After trying to dial in a composition for some longer exposure shots, I finally found a suitable high spot where deep surf (y'know, just over my boots), hadn't reached in about 30 minutes. I was there for about 20 minutes trying to dial something in, often looking through the viewfinder (since my old D70s has no live view) constantly having to adjust exposure with advancing and receding white foam. For about 10 minutes, I clicked off a few exposures to try and capture the magic motion swirlies.

 

Then, …a split second following the above exposure, the surf was upon me. With what I thought would be no more than about a foot of water swirling at my feet, holding fast my tripod, I suddenly braced sideways to the sea and all was ok. The surf wasn't splashing high and my gear stayed dry. Hearing the message clearly, I started to lift my tripod to run up through the rocks an then, …the next wave's surf, perhaps 2 seconds behind the first, rose and surged around me. Yes, my back was turned. I know, never ever turn your back to seas like that. As time slowed down, I steeled myself for the water's energy, using two firmly planted vibramed feet, knees bent and core tight. Suddenly, the water had me. With right hand gripping tripod and camera, seconds lasting minutes, I lost my balance.
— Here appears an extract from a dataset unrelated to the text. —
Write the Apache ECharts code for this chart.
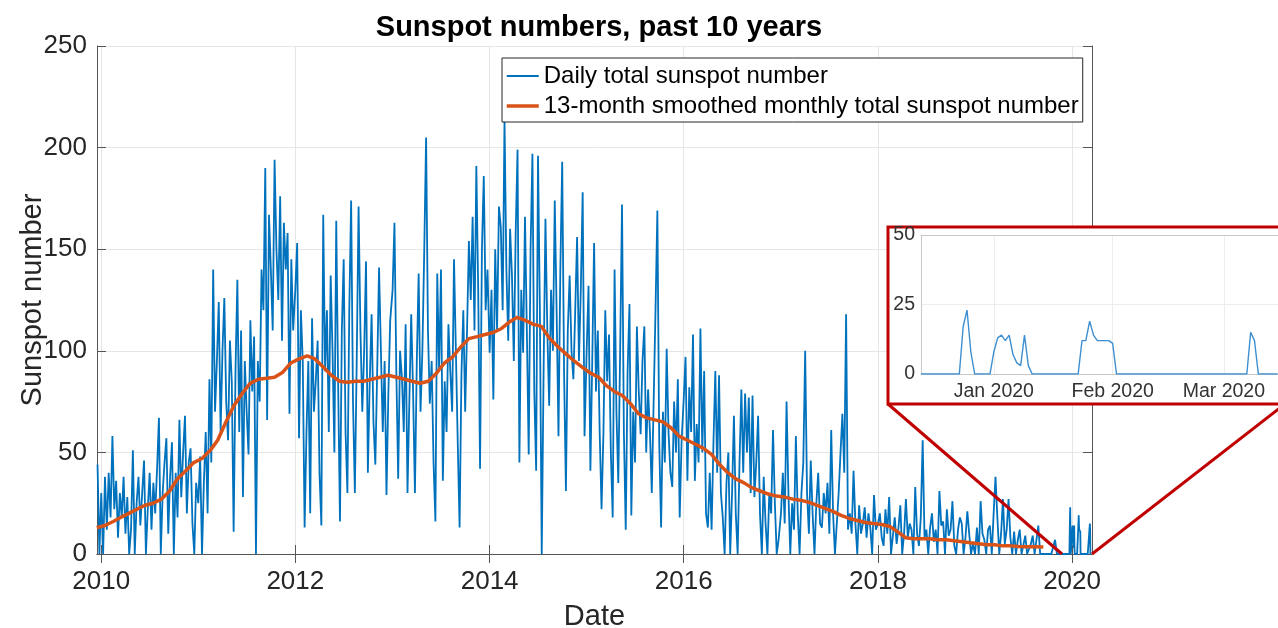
<!DOCTYPE html>
<html>
<head>
<meta charset="utf-8">
<title>Sunspot numbers, past 10 years</title>
<script src="https://cdn.jsdelivr.net/npm/echarts@6/dist/echarts.min.js"></script>
<style>
    html, body {
        margin: 0;
        padding: 0;
        background: #fff;
    }

    #chart {
        width: 1278px;
        height: 628px;
    }
</style>
</head>
<body>
<div id="chart"></div>
<script>
    const weekly2009 = [44, 0]; // from 18 Dec 2009
    const weekly2010 = [30, 0, 38, 12, 40, 18, 58, 22, 36, 8, 30, 18, 38, 10, 28, 0, 12, 51, 0, 25, 38, 14, 30, 46, 0, 22, 40, 12, 35, 20, 42, 67, 0, 30, 45, 57, 10, 38, 55, 0, 40, 18, 66, 28, 50, 68, 20, 45, 52, 15, 0, 35];
    const weekly2011 = [25, 48, 0, 35, 60, 20, 86, 45, 140, 70, 95, 124, 60, 100, 126, 75, 56, 105, 85, 11, 90, 135, 60, 110, 28, 95, 70, 49, 115, 80, 107, 0, 95, 75, 140, 120, 190, 66, 167, 140, 110, 194, 150, 125, 176, 105, 163, 140, 158, 69, 145, 110];
    const weekly2012 = [130, 153, 57, 120, 95, 13, 60, 95, 20, 116, 70, 85, 105, 40, 14, 167, 90, 120, 60, 137, 100, 50, 164, 85, 16, 110, 145, 60, 30, 120, 174, 75, 30, 95, 171, 110, 70, 100, 144, 40, 85, 118, 65, 44, 90, 141, 100, 60, 95, 29, 79, 115];
    const weekly2013 = [130, 163, 90, 37, 100, 87, 60, 113, 30, 75, 118, 80, 30, 95, 138, 70, 100, 149, 205, 110, 74, 95, 45, 16, 138, 90, 140, 36, 85, 60, 113, 90, 70, 145, 100, 55, 13, 89, 120, 70, 110, 154, 125, 166, 110, 191, 130, 42, 150, 186, 120, 140];
    const weekly2014 = [99, 130, 76, 150, 110, 171, 161, 120, 214, 140, 105, 160, 137, 95, 158, 199, 45, 130, 99, 166, 110, 49, 150, 197, 80, 41, 196, 120, 0, 90, 165, 110, 73, 130, 100, 174, 120, 58, 140, 193, 90, 31, 110, 137, 100, 86, 120, 156, 95, 130, 178, 58];
    const weekly2015 = [100, 132, 41, 95, 153, 80, 110, 60, 22, 59, 120, 85, 108, 50, 18, 140, 70, 35, 100, 172, 60, 12, 90, 123, 19, 70, 45, 112, 80, 59, 95, 112, 50, 81, 60, 30, 75, 120, 169, 55, 13, 70, 45, 101, 60, 40, 33, 75, 50, 86, 18, 55];
    const weekly2016 = [76, 97, 36, 82, 60, 108, 36, 64, 45, 111, 50, 90, 20, 13, 40, 12, 55, 90, 40, 88, 30, 18, 0, 35, 50, 0, 30, 68, 20, 0, 45, 81, 40, 79, 50, 77, 30, 78, 28, 45, 68, 20, 0, 38, 15, 0, 30, 20, 61, 25, 0, 7];
    const weekly2017 = [20, 40, 15, 75, 30, 0, 25, 12, 58, 20, 0, 30, 45, 100, 30, 10, 46, 20, 0, 25, 40, 15, 13, 30, 20, 35, 10, 61, 20, 0, 15, 30, 50, 69, 40, 118, 12, 20, 10, 41, 15, 0, 24, 10, 15, 23, 8, 20, 13, 0, 29, 12];
    const weekly2018 = [15, 20, 8, 4, 22, 10, 28, 0, 9, 18, 5, 13, 24, 0, 10, 27, 8, 15, 12, 0, 33, 10, 4, 18, 56, 8, 12, 0, 13, 20, 6, 12, 0, 31, 14, 16, 0, 22, 9, 12, 26, 4, 0, 12, 18, 15, 0, 8, 21, 10, 0, 5];
    const weekly2019 = [0, 13, 0, 26, 10, 7, 0, 12, 14, 0, 20, 38, 18, 0, 10, 27, 5, 12, 27, 8, 0, 11, 0, 7, 12, 0, 0, 9, 0, 0, 5, 9, 0, 0, 14, 0, 0, 0, 0, 0, 0, 0, 0, 7, 0, 0, 0, 0, 0, 0];

    // every day from 13 Dec 2019 to 15 Mar 2020 (the zoomed part)
    const dailyEnd = [
        0, 0, 0, 0, 0, 0, 0, 0, 0, 0, 0, 17, 23, 8, 0, 0, 0, 0, 0,
        8, 13, 14, 12, 14, 7, 4, 3, 14, 3, 0, 0, 0, 0, 0, 0, 0, 0, 0, 0, 0, 0, 0, 12, 12, 19, 14, 12, 12, 12, 12,
        11, 0, 0, 0, 0, 0, 0, 0, 0, 0, 0, 0, 0, 0, 0, 0, 0, 0, 0, 0, 0, 0, 0, 0, 0, 0, 0, 0, 0,
        0, 0, 0, 0, 0, 0, 0, 15, 12, 0, 0, 0, 0, 0, 0
    ];

    // 13-month smoothed monthly value, Dec 2009 .. Sep 2019
    const smoothed = [
        13,
        14, 16, 18, 20, 22, 24, 25, 27, 31, 37, 41, 45,
        47, 51, 56, 65, 73, 79, 84, 86, 86.5, 87, 89.5, 94,
        96, 97.5, 96, 92, 88, 85, 84.5, 85, 85, 86, 87, 88,
        87, 86, 85, 84, 85, 89, 94, 97, 102, 106, 107, 108,
        109, 111, 114, 116.5, 115, 113, 112, 106, 102, 98.5, 95, 92,
        89, 87, 83, 80, 78, 74, 69, 67, 66, 65, 62, 58,
        56, 54, 52, 49, 44, 40, 37, 35, 32.5, 31, 29.5, 28.5,
        28, 27, 26.5, 25.5, 24, 22.5, 21, 19, 17.5, 16.5, 15.5, 15,
        14.5, 13.5, 11, 8, 7.5, 7.5, 7.5, 7, 7, 6.5, 6, 5.5,
        5, 4.5, 4.5, 4, 4, 3.7, 3.6, 3.6, 3.5
    ];

    const xTickYears = [2010, 2012, 2014, 2016, 2018, 2020];
    const insetMonths = [[2020, 0], [2020, 1], [2020, 2]];
    const insetLabels = ['Jan 2020', 'Feb 2020', 'Mar 2020'];

    const fontFamily = '"Liberation Sans", Arial, Helvetica, sans-serif';
    const axisColor = '#555';
    const textColor = '#262626';
    const gridColor = '#e6e6e6';
    const red = '#C00000';

    function weekly(year, month, day, values) {
        return values.map((v, i) => [Date.UTC(year, month, day + 7 * i), v]);
    }

    let dailyPoints = [].concat(
        weekly(2009, 11, 18, weekly2009),
        weekly(2010, 0, 1, weekly2010),
        weekly(2011, 0, 1, weekly2011),
        weekly(2012, 0, 1, weekly2012),
        weekly(2013, 0, 1, weekly2013),
        weekly(2014, 0, 1, weekly2014),
        weekly(2015, 0, 1, weekly2015),
        weekly(2016, 0, 1, weekly2016),
        weekly(2017, 0, 1, weekly2017),
        weekly(2018, 0, 1, weekly2018),
        weekly(2019, 0, 1, weekly2019)
    );
    let zoomPoints = dailyEnd.map((v, i) => [Date.UTC(2019, 11, 13 + i), v]);
    dailyPoints = dailyPoints.concat(zoomPoints);
    let smoothPoints = smoothed.map((v, i) => [Date.UTC(2009, 11 + i, 15), v]);

    let xTicks = xTickYears.map(y => Date.UTC(y, 0, 1));
    let insetTicks = insetMonths.map(m => Date.UTC(m[0], m[1], 1));

    let xMin = Date.UTC(2009, 11, 16);
    let xMax = Date.UTC(2020, 2, 16);
    let insetMin = Date.UTC(2019, 11, 13);
    let insetMax = Date.UTC(2020, 2, 18);

    let chart = echarts.init(document.getElementById('chart'));

    let option = {
        animation: false,
        backgroundColor: '#fff',
        textStyle: {fontFamily: fontFamily},
        title: {
            text: 'Sunspot numbers, past 10 years',
            left: 594,
            top: 8,
            textAlign: 'center',
            textStyle: {fontSize: 29, fontWeight: 'bold', color: '#000', fontFamily: fontFamily}
        },
        legend: {
            data: [
                {name: 'Daily total sunspot number', lineStyle: {width: 2}},
                {name: '13-month smoothed monthly total sunspot number', lineStyle: {width: 3.5}}
            ],
            orient: 'vertical',
            left: 502,
            top: 58,
            itemWidth: 32,
            itemHeight: 14,
            itemGap: 0,
            padding: [3, 4, 1, 3],
            borderColor: '#262626',
            borderWidth: 1,
            backgroundColor: '#fff',
            itemStyle: {opacity: 0},
            textStyle: {fontSize: 24, color: '#000', lineHeight: 30, fontFamily: fontFamily}
        },
        grid: [
            {left: 97, top: 46, width: 995, height: 508, outerBoundsMode: 'none', containLabel: false},
            // inset
            {left: 921, top: 235, width: 368, height: 139, outerBoundsMode: 'none', containLabel: false}
        ],
        xAxis: [
            {
                type: 'value', gridIndex: 0, min: xMin, max: xMax,
                name: 'Date', nameLocation: 'middle', nameGap: 48, nameMoveOverlap: false,
                nameTextStyle: {fontSize: 29, color: textColor, fontFamily: fontFamily},
                axisLine: {lineStyle: {color: axisColor}},
                axisTick: {inside: true, length: 9, customValues: xTicks, lineStyle: {color: axisColor}},
                axisLabel: {
                    customValues: xTicks, fontSize: 26, color: textColor, margin: 15, fontFamily: fontFamily,
                    formatter: v => String(new Date(v).getUTCFullYear())
                },
                splitLine: {show: true, lineStyle: {color: gridColor}}
            },
            {
                type: 'value', gridIndex: 0, position: 'top', min: xMin, max: xMax,
                axisLine: {lineStyle: {color: axisColor}},
                axisTick: {inside: true, length: 9, customValues: xTicks, lineStyle: {color: axisColor}},
                axisLabel: {show: false},
                splitLine: {show: false}
            },
            {
                type: 'value', gridIndex: 1, zlevel: 1, z: 5, min: insetMin, max: insetMax,
                axisLine: {lineStyle: {color: '#c8c8c8'}},
                axisTick: {show: false, customValues: insetTicks},
                axisLabel: {
                    customValues: insetTicks, fontSize: 19.5, color: '#333', margin: 8, fontFamily: fontFamily,
                    formatter: v => insetLabels[insetTicks.indexOf(v)]
                },
                splitLine: {show: true, lineStyle: {color: '#ececec'}}
            },
            {
                type: 'value', gridIndex: 1, position: 'top', zlevel: 1, z: 5, min: insetMin, max: insetMax,
                axisLine: {lineStyle: {color: '#c8c8c8'}},
                axisTick: {show: false},
                axisLabel: {show: false},
                splitLine: {show: false}
            }
        ],
        yAxis: [
            {
                type: 'value', gridIndex: 0, min: 0, max: 250, interval: 50,
                name: 'Sunspot number', nameLocation: 'middle', nameGap: 50, nameMoveOverlap: false,
                nameTextStyle: {fontSize: 29, color: textColor, fontFamily: fontFamily},
                axisLine: {show: true, lineStyle: {color: axisColor}},
                axisTick: {show: true, inside: true, length: 9, lineStyle: {color: axisColor}},
                axisLabel: {fontSize: 26, color: textColor, margin: 10, fontFamily: fontFamily},
                splitLine: {show: true, lineStyle: {color: gridColor}}
            },
            {
                type: 'value', gridIndex: 0, position: 'right', min: 0, max: 250, interval: 50,
                axisLine: {show: true, lineStyle: {color: axisColor}},
                axisTick: {show: true, inside: true, length: 9, lineStyle: {color: axisColor}},
                axisLabel: {show: false},
                splitLine: {show: false}
            },
            {
                type: 'value', gridIndex: 1, min: 0, max: 50, interval: 25, zlevel: 1, z: 5,
                axisLine: {show: true, lineStyle: {color: '#c8c8c8'}},
                axisTick: {show: false},
                axisLabel: {fontSize: 19.5, color: '#333', margin: 6, fontFamily: fontFamily},
                splitLine: {show: true, lineStyle: {color: '#ececec'}}
            }
        ],
        series: [
            {
                name: 'Daily total sunspot number',
                type: 'line',
                xAxisIndex: 0,
                yAxisIndex: 0,
                symbol: 'none',
                color: '#0072BD',
                lineStyle: {width: 1.8, color: '#0072BD'},
                data: dailyPoints
            },
            {
                name: '13-month smoothed monthly total sunspot number',
                type: 'line',
                xAxisIndex: 0,
                yAxisIndex: 0,
                symbol: 'none',
                color: '#D95319',
                lineStyle: {width: 3.5, color: '#D95319'},
                z: 3,
                data: smoothPoints
            },
            {
                name: 'zoom',
                type: 'line',
                xAxisIndex: 2,
                yAxisIndex: 2,
                symbol: 'none',
                zlevel: 1,
                z: 6,
                lineStyle: {width: 1.4, color: '#3d8fd1'},
                data: zoomPoints
            }
        ]
    };
    chart.setOption(option);

    // red callout box and the two lines down to the main axes
    let box = {x: 888, y: 227, width: 397, height: 177};
    let a = chart.convertToPixel({gridIndex: 0}, [Date.UTC(2019, 10, 24), 0]);
    let b = chart.convertToPixel({gridIndex: 0}, [xMax, 0]);
    chart.setOption({
        graphic: [
            {
                type: 'line', zlevel: 1, z: 0,
                shape: {x1: box.x, y1: box.y + box.height, x2: a[0], y2: a[1]},
                style: {stroke: red, lineWidth: 3}
            },
            {
                type: 'line', zlevel: 1, z: 0,
                shape: {x1: box.x + box.width, y1: box.y + box.height, x2: b[0], y2: b[1]},
                style: {stroke: red, lineWidth: 3}
            },
            {
                type: 'rect', zlevel: 1, z: 1,
                shape: box,
                style: {fill: '#fff', stroke: red, lineWidth: 3}
            }
        ]
    });
</script>
</body>
</html>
As I was falling towards the rocks, my left hand reached out blindly into the surf, to find something, anything to arrest falling fully into the surging surf, soaking myself and likely ruining my camera and lens. Miraculously finding purchase with my left hand and holding a firm stance, the surf washed over my shoulders, seeking and rapidly finding openings in my storm gear. Instinctively hunting for more immediate stability, my left knee blindly dropped through the white surf to the rocks as I looked up at my camera. Yes! It was still out of the water! Confident I was not going to get pulled back to sea or bashed on the rocks, able to think instead of relying on survival instinct, I realized that I had been struggling to maintain my balance not just for myself but to keep my camera dry. As I looked up to the sky, there it was, held high at arms length like a trophy, made even higher by the tripod, enough to avoid the splashing surf around me. As the water receded, I carefully righted myself, buzzing and wide eyed from adrenaline, and confirmed I was uninjured and my gear was indeed dry. WOW! THAT was crazy! Amazed at my luck, I walked, dripping, back up to my staging spot, hyper-alert for more rogue attacks from the sea.

 

It wasn't that cold, so I removed all my wet gear to wring everything out. I discovered a couple scrapes and bruises, but it was nothing compared to the possibilities. Within about 20 minutes, with the tide having receded a bit more, I was dressed and ready to get back to what I went there for. Yes, I picked a slightly higher spot and rehearsed my escape. I clicked away until after sunset, remaining energized by my adventure and reviewing how lucky I was.

 

I know there are few folks in my Flickr community that love to photograph coastal locations. I think its safe to assume they're probably somewhat smarter than me. Although I think I've been sent a clear message and I count myself a little wiser now. Perhaps some of you have experienced similar adventures. Everyone please be careful out there.